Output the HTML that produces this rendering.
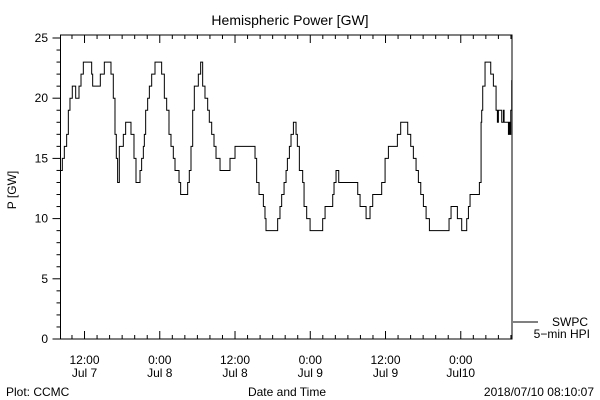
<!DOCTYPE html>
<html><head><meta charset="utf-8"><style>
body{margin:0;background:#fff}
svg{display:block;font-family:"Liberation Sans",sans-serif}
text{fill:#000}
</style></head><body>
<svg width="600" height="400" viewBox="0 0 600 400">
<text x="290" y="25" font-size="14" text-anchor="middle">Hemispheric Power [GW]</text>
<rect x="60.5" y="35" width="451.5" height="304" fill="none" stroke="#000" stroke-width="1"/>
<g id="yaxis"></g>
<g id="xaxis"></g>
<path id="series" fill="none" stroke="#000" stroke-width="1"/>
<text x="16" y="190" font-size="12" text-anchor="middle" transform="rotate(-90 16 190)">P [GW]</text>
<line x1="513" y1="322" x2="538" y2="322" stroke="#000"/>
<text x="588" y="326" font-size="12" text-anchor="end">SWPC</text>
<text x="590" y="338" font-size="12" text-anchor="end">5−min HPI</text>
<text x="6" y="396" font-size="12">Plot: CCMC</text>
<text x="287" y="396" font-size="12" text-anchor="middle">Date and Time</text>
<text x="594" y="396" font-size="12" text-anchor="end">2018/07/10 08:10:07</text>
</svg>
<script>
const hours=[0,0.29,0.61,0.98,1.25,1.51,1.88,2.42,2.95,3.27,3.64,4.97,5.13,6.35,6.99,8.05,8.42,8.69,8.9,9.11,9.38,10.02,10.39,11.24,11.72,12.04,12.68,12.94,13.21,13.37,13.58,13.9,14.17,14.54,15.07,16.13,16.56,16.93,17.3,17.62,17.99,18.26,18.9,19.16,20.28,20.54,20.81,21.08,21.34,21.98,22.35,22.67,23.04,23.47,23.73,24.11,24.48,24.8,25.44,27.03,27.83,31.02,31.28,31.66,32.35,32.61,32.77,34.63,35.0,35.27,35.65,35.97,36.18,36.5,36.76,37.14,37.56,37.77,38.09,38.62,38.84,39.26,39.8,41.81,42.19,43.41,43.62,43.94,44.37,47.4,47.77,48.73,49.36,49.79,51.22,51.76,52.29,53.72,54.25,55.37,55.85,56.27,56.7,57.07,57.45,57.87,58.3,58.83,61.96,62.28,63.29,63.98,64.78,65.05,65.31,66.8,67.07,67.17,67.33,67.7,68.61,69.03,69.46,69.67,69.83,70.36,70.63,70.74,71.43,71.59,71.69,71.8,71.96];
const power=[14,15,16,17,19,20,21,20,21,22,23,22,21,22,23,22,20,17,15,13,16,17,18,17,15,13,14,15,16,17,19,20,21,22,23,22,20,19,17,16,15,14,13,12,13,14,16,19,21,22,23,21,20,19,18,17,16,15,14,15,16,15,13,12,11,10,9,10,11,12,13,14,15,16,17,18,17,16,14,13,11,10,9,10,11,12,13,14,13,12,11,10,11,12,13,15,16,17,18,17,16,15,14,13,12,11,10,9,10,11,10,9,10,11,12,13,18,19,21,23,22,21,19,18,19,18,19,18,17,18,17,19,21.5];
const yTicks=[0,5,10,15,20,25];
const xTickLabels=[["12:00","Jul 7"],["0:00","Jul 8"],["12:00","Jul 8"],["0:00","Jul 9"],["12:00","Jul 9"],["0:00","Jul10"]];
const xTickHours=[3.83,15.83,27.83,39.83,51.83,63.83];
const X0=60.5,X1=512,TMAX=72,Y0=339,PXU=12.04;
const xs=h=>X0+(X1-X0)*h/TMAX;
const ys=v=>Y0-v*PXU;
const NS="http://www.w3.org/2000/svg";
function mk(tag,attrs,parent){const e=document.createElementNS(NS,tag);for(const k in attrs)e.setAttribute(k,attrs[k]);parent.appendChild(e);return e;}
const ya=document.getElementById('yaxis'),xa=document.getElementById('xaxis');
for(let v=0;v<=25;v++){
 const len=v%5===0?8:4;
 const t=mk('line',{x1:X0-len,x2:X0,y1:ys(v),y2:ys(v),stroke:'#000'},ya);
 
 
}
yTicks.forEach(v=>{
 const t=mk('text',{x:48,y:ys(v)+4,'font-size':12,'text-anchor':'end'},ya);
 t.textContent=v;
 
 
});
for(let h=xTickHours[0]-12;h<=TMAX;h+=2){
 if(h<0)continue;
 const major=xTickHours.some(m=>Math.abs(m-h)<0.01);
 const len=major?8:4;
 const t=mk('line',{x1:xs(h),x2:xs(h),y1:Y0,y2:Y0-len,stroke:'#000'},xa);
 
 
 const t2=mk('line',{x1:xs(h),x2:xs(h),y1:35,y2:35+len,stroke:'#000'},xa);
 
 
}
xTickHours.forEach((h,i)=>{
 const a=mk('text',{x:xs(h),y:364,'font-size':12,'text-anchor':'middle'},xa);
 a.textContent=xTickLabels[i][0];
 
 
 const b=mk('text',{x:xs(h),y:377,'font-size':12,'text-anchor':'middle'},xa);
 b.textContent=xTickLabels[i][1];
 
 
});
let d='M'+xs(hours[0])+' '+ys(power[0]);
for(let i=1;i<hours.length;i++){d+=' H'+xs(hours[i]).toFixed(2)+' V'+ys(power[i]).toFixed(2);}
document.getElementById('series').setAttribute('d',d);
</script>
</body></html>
※
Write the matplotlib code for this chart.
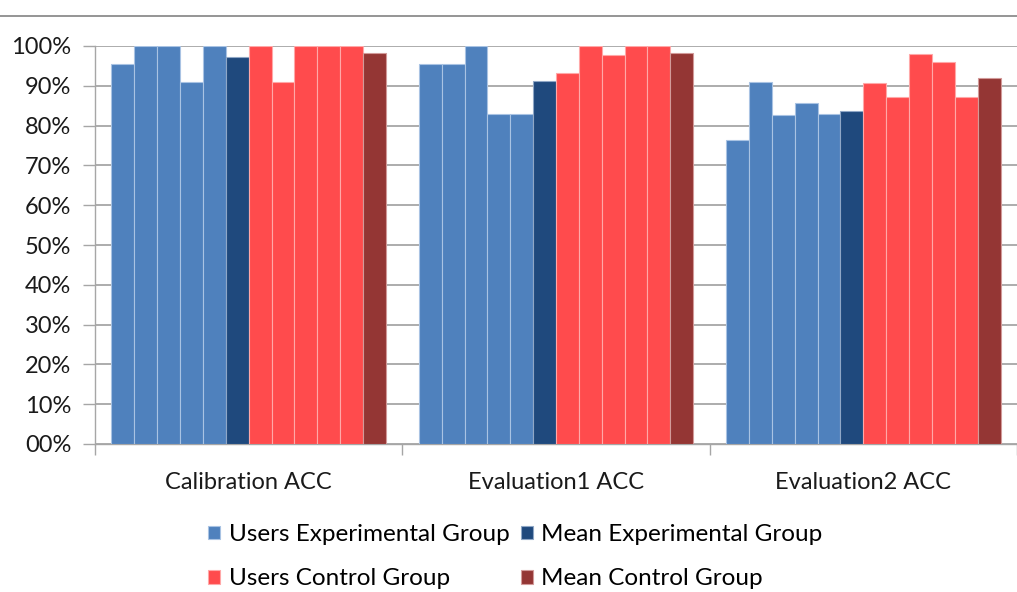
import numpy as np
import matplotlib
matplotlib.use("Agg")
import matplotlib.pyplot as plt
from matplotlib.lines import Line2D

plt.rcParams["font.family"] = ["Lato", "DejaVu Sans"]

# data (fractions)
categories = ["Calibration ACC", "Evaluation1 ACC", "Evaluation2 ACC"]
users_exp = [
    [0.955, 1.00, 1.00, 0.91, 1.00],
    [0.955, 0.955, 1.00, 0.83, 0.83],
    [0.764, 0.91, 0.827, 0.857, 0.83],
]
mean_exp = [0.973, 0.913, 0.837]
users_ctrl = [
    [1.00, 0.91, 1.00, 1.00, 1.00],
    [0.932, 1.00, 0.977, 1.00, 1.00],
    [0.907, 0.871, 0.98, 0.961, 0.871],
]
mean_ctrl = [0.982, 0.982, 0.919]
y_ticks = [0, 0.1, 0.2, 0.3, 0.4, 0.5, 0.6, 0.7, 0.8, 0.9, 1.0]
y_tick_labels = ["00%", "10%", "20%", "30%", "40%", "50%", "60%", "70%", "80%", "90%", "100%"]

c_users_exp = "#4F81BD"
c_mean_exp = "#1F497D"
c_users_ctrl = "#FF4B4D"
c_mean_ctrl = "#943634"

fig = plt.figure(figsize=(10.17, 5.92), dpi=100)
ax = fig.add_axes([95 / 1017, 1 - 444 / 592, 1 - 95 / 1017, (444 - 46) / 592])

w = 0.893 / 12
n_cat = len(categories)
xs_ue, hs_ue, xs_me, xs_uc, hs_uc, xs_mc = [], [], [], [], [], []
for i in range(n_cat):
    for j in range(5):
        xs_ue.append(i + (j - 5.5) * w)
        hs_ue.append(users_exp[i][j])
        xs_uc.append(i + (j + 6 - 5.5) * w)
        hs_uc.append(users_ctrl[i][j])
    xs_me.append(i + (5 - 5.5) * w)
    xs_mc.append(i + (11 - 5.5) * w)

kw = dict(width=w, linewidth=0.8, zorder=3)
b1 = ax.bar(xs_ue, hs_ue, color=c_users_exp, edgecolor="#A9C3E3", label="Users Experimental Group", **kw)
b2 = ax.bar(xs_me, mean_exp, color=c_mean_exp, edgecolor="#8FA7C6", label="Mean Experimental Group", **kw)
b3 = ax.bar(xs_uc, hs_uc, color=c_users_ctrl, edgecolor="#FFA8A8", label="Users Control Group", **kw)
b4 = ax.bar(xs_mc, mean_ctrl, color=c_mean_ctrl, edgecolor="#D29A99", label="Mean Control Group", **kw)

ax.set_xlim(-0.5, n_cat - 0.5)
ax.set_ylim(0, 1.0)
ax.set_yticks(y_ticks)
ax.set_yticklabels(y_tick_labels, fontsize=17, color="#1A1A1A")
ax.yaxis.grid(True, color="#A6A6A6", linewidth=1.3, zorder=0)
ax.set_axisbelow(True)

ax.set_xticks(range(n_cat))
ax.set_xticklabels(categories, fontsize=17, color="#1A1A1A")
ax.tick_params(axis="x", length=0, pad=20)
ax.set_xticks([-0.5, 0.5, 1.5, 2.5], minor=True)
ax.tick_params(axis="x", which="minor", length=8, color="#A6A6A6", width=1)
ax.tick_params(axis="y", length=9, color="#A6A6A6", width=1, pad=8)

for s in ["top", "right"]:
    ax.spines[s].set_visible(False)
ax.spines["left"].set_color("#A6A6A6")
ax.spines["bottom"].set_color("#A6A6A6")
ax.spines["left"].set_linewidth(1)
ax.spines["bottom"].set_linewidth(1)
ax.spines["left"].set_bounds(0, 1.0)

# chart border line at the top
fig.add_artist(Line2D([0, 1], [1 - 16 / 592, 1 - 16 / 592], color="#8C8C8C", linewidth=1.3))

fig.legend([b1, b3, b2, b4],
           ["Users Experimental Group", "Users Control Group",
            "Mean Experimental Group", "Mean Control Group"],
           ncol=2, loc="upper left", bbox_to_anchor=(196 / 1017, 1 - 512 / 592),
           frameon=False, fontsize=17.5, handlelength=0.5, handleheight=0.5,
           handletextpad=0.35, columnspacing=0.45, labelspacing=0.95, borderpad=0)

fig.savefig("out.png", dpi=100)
※
Of the lines above, how many contain the word "this"? Provide the number and nothing else.

• _EXPECTED OUTPUT_: 2